KafkaItemReader and KafkaItemWriter

Apache Kafka is a distributed publish-subscribe messaging system. jberet-support module includes kafkaItemReader and kafkaItemWriter to read from or write to Kafka topics. kafkaItemReader reads and binds data to instances of custom POJO bean provided by the batch application.

kafkaItemReader keeps track of the current read position, including current topic name, topic partition number, and topic partition offset. Therefore, it is recommended to disable Kafka auto commit in Kafka consumer properties, e.g., enable.auto.commit=false. Kafka consumer properties are specified in batch property configFile.

This reader class supports retry and restart, using the tracked read position as checkpoint info. It is also recommended to turn off Kafka consumer automatic group management; instead manually assign topics and partitions for the consumer. See batch property topicPartitions.

The following dependencies are required for kafkaItemReader and kafkaItemWriter:

<dependency>
  <groupId>org.apache.kafka</groupId>
  <artifactId>kafka-clients</artifactId>
  <version>0.9.0.0</version>
</dependency>

Batch Configuration Properties in Job XML

kafkaItemReader and kafkaItemWriter are configured through <reader> or <writer> batch properties in job xml. All properties are of type String, unless noted otherwise. The following is an example job xml that references kafkaItemReader and kafkaItemWriter:

<chunk item-count="5">
  <reader ref="kafkaItemReader">
    <properties>
      <property name="configFile" value="kafka-consumer.properties"/>
      <property name="topicPartitions" value="#{jobParameters['topicPartitions']}"/>
      <property name="pollTimeout" value="#{jobParameters['pollTimeout']}"/>
    </properties>
  </reader>
  ...
</chunk>
<chunk item-count="5">
  ...
  <writer ref="kafkaItemWriter">
    <properties>
      <property name="configFile" value="kafka-producer.properties"/>
      <property name="topicPartition" value="#{jobParameters['topicPartition']}"/>
      <property name="recordKey" value="#{jobParameters['recordKey']}"/>
    </properties>
  </writer>
</chunk>

Batch Properties for Both kafkaItemReader and kafkaItemWriter

configFile

The file path or URL to the Kafka configuration properties file. See Kafka docs for valid property keys and values.
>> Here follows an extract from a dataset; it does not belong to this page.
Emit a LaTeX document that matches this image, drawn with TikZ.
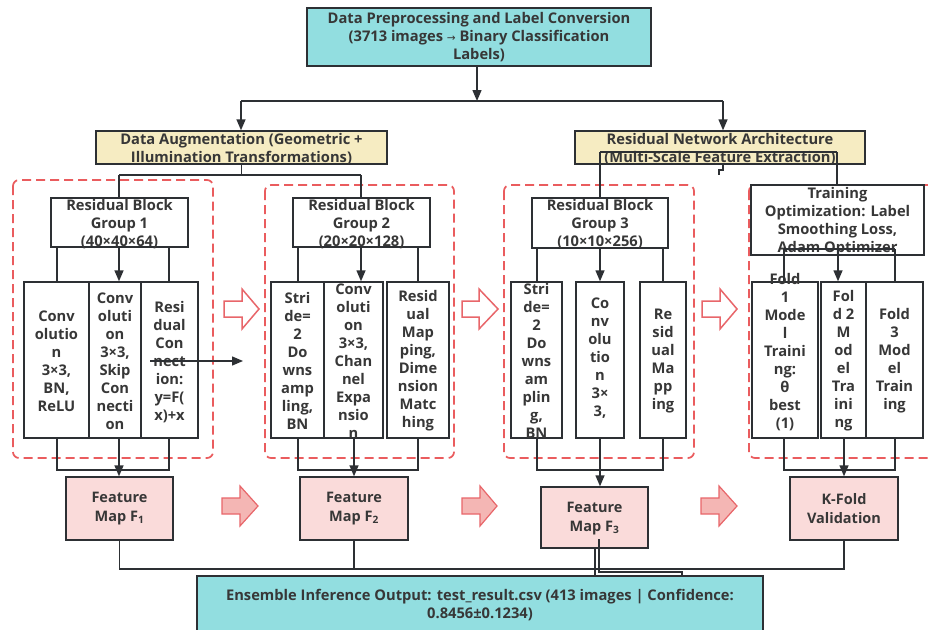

Batch Properties for kafkaItemReader

topicPartitions

java.util.List<String>

A list of topic-and-partition in the form of "topicName1:partitionNumber1, topicName2:partitionNumber2, ". For example, "orders:0, orders:1, returns:0, returns:1".

pollTimeout

long

The time, in milliseconds, spent waiting in poll if data is not available. If 0, returns immediately with any records that are available now. Must not be negative.

Batch Properties for kafkaItemWriter

topicPartition

A topic partition in the form of <topicName>:<partitionNumber>. For example, "orders:0". Unlike KafkaItemReader, which accepts multiple TopicPartition as source, this writer class only accepts 1 TopicPartition as destination.

recordKey

The key used when sending ProducerRecord.